After the matter or document is completed, the attorney explains the result and any obligations the business takes on. The firm remains available for ongoing questions and for the next matter as the business grows. Communicating this continuity in your follow-up — that this is not a one-and-done transaction but an ongoing relationship — matters to business owners who know they will need counsel again as they scale, hire, take on partners, or enter new markets.
Speed and Specificity Win Business Law Clients Because the Alternative Is Silence From Your Competitors
Most law firms are not fast. Most law firms do not send specific, matter-relevant follow-ups within minutes. The bar is low — which means the firm that builds a reliable, fast, clear follow-up system captures a disproportionate share of the business owners searching for help with contracts, formations, disputes, and transactions.

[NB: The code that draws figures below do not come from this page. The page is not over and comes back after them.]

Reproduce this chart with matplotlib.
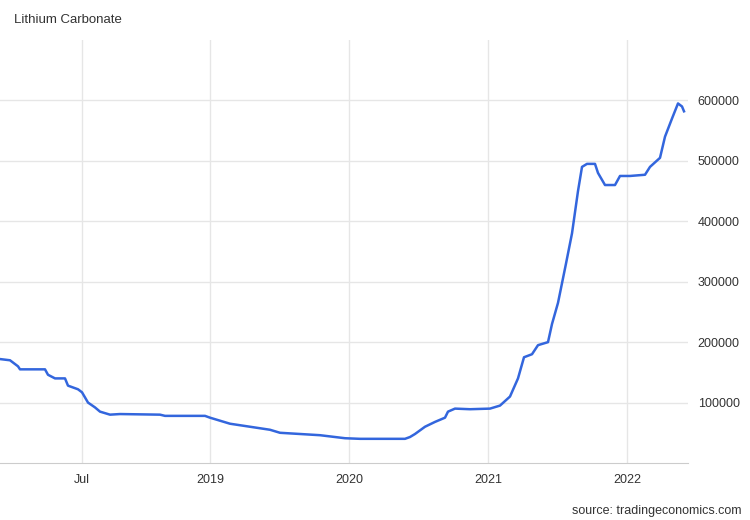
import matplotlib
matplotlib.use("Agg")
import matplotlib.pyplot as plt
plt.rcParams['font.family'] = ['Liberation Sans', 'DejaVu Sans']

px = [0,10,18,20,45,48,55,65,68,78,82,88,95,100,110,120,160,165,205,210,230,250,270,280,320,345,360,405,410,415,425,435,445,448,455,470,490,500,510,518,524,532,538,548,552,558,566,572,578,582,587,595,598,605,615,620,630,645,650,660,665,672,678,682,684]
values = [172e3,170e3,160e3,155e3,155e3,146e3,140e3,140e3,128e3,122e3,117e3,100e3,92e3,85e3,80e3,81e3,80e3,78e3,78e3,75e3,65e3,60e3,55e3,50e3,46e3,41e3,40e3,40e3,43e3,48e3,60e3,68e3,75e3,85e3,90e3,89e3,90e3,95e3,110e3,140e3,175e3,180e3,195e3,200e3,230e3,265e3,330e3,380e3,450e3,490e3,495e3,495e3,480e3,460e3,460e3,475e3,475e3,477e3,490e3,505e3,540e3,570e3,595e3,590e3,582e3]
years = [2019 + (p - 210) / 139 for p in px]
tick_pos = [2019 + (82 - 210) / 139, 2019, 2020, 2021, 2022]
tick_labels = ["Jul", "2019", "2020", "2021", "2022"]

fig = plt.figure(figsize=(7.5, 5.2), dpi=100)
ax = fig.add_axes([0, 57/520, 688/750, 423/520])
ax.plot(years, values, color="#3366dd", lw=1.8)
ax.set_xlim(2019 - 210/139, 2019 + (688-210)/139)
ax.set_ylim(0, 700000)
ax.yaxis.tick_right()
ax.set_yticks([100000,200000,300000,400000,500000,600000])
ax.set_yticklabels(["100000","200000","300000","400000","500000","600000"])
ax.set_xticks(tick_pos)
ax.set_xticklabels(tick_labels)
ax.tick_params(length=0, labelsize=9, colors="#333333", pad=8)
ax.tick_params(axis='y', pad=7)
ax.grid(True, color="#e6e6e6", lw=1)
for s in ["top", "left", "right"]:
    ax.spines[s].set_visible(False)
ax.spines["bottom"].set_color("#cccccc")
fig.text(14/750, 1-20/520, "Lithium Carbonate", fontsize=9.5, color="#333333", va="center")
fig.text(741/750, 1-511/520, "source: tradingeconomics.com", fontsize=9, color="#333333", ha="right", va="center")
fig.savefig("out.png")
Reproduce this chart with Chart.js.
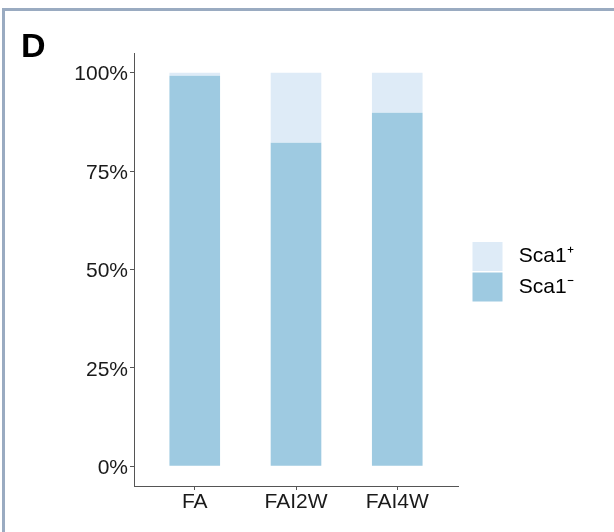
<!DOCTYPE html>
<html>
<head>
<meta charset="utf-8">
<script src="https://cdn.jsdelivr.net/npm/chart.js@4/dist/chart.umd.min.js"></script>
<style>
  html, body { margin: 0; padding: 0; background: #ffffff; }
  #wrap { position: relative; width: 614px; height: 532px; overflow: hidden; background: #fff; }
  #frame { position: absolute; left: 2px; top: 8px; right: -10px; bottom: -10px;
           border-left: 3px solid #9aabc1; border-top: 3px solid #9aabc1; pointer-events: none; }
  #panel { position: absolute; left: 21px; top: 28px; font: bold 34px "Liberation Sans", Arial, sans-serif;
           line-height: 34px; color: #000; }
  canvas { position: absolute; left: 0; top: 0; }
</style>
</head>
<body>
<div id="wrap">
  <canvas id="c" width="614" height="532"></canvas>
  <div id="frame"></div>
  <div id="panel">D</div>
</div>
<script>
// ---- data ----
const categories = ['FA', 'FAI2W', 'FAI4W'];
const seriesNames = ['Sca1\u207A', 'Sca1\u207B'];
const sca1Neg = [99.2, 82.2, 89.8];   // Sca1- share (%)
const sca1Pos = [0.8, 17.8, 10.2];    // Sca1+ share (%)
const yTickValues = [0, 25, 50, 75, 100];

const colNeg = '#9ecae1';
const colPos = '#deebf7';
const fontFamily = '"Liberation Sans", Arial, sans-serif';

const toPoints = arr => arr.map((v, i) => ({ x: i + 1, y: v }));

const legendPlace = {
  id: 'legendPlace',
  afterLayout(chart) {
    const l = chart.legend;
    if (!l) return;
    const w = l.width, h = l.height;
    const pad = l.options.labels.padding;
    l.left = 472.5 - pad;
    l.top = 242 - pad;
    l.right = l.left + w + 40;
    l.bottom = l.top + h + 10;
  }
};

new Chart(document.getElementById('c'), {
  type: 'bar',
  data: {
    datasets: [
      { label: seriesNames[1], data: toPoints(sca1Neg), backgroundColor: colNeg, borderWidth: 0 },
      { label: seriesNames[0], data: toPoints(sca1Pos), backgroundColor: colPos, borderWidth: 0 }
    ]
  },
  options: {
    responsive: false,
    animation: false,
    layout: { padding: { left: 0, top: 53, right: 156, bottom: 0 } },
    datasets: { bar: { barPercentage: 0.5, categoryPercentage: 1.0 } },
    scales: {
      x: {
        type: 'linear',
        stacked: true,
        offset: false,
        min: 0.4,
        max: 3.6,
        afterBuildTicks: s => { s.ticks = [1, 2, 3].map(v => ({ value: v })); },
        afterFit: s => { s.height = 46; },
        ticks: {
          callback: v => categories[v - 1],
          font: { family: fontFamily, size: 21 },
          color: '#1a1a1a',
          padding: 0,
          maxRotation: 0,
          autoSkip: false
        },
        grid: { offset: false, drawOnChartArea: false, drawTicks: true, tickLength: 4, color: '#555' },
        border: { display: true, color: '#555', width: 1 }
      },
      y: {
        type: 'linear',
        stacked: true,
        min: -5,
        max: 105,
        afterBuildTicks: s => { s.ticks = yTickValues.map(v => ({ value: v })); },
        afterFit: s => { s.width = 134; },
        ticks: {
          callback: v => v + '%',
          font: { family: fontFamily, size: 21 },
          color: '#1a1a1a',
          padding: 2,
          labelOffset: 2
        },
        grid: { drawOnChartArea: false, drawTicks: true, tickLength: 4, color: '#555' },
        border: { display: true, color: '#555', width: 1 }
      }
    },
    plugins: {
      tooltip: { enabled: false },
      title: { display: false },
      legend: {
        display: true,
        position: 'chartArea',
        align: 'start',
        reverse: true,
        labels: {
          boxWidth: 30,
          boxHeight: 29,
          padding: 1.5,
          color: '#111',
          font: { family: fontFamily, size: 21 },
          generateLabels: chart => chart.data.datasets.map((d, i) => ({
            text: ' ' + d.label,
            fillStyle: d.backgroundColor,
            strokeStyle: d.backgroundColor,
            lineWidth: 0,
            hidden: false,
            datasetIndex: i
          }))
        }
      }
    }
  },
  plugins: [legendPlace]
});
</script>
</body>
</html>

You do not need a large staff to do this. You need a defined sequence, triggered by the inquiry type, that runs without you personally monitoring the inbox every hour. The content of that sequence draws from what you already know: how business and contract law matters actually proceed, what the client needs to prepare, and when they can expect to speak with the attorney.
This is work you can direct yourself. Set the sequence, define the messaging for each matter type — entity formation, contract review, partnership disputes, commercial transactions — and let it run. You keep control of the client relationship from first contact through engagement.